Miller claimed the agencies had not used their best efforts to buy television at the lowest cost to Miller, although this was the contractual agreement. The suit was settled, but regardless of what actually happened, there was no paper trail, which might have allowed the agencies to claim they had made an honest effort.

An Open Market
for Television

In many ways an open market would be better than the one-on-one clandestine negotiations of today. Like Wall Street, it would give more buyers and sellers better information and a paper trail. It would probably result in lower television costs to advertisers. Open markets have done just that for other procurement.

That’s why the idea of an open “hedge market” in television, as proposed by Enron, the H.J. Heinz reverse auction for cable time and the general idea of Media E-Markets – online media exchanges where all buyers and all sellers can meet to set price – has created interest and opposition.

Big sellers are reluctant; claiming central exchanges will turn all of television into a “commodity.” But fear of commoditization, though real, is a diversion. Neither the TV networks nor the mega-media agencies are interested in an enabled open market for the same reason. It would cost them competitive advantage.

Why Give the Small
Guys Equal Access?

Why would a major television network with a battalion of sales-people covering clients across the country want to give smaller sellers equal access? And why would a major agency, with many buyers and contacts with all sellers want to give smaller agencies equal access?
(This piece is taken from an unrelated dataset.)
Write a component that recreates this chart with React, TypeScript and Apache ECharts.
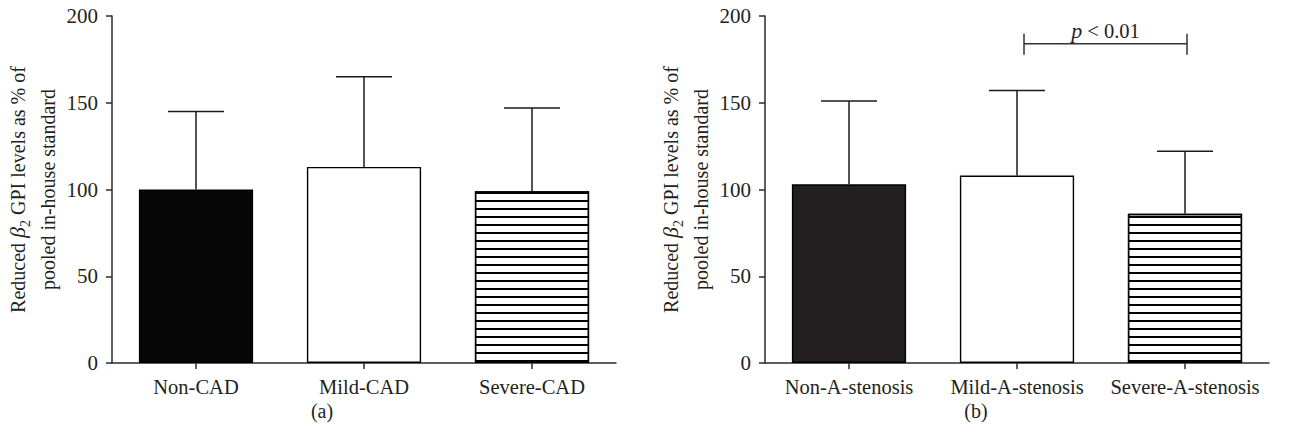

No, the big guys like things as they are and the lowest price to advertisers is not the central issue to either party. There is no complicity here, simply shared interests. But the point is clear. At least an open market would let demand set price.

There are benefits in buyers and sellers getting to know each other well enough to keep things informal, but there are also best practices in business, which say, “Write it all down.”

If we do that, perhaps both parties will be willing to sign it.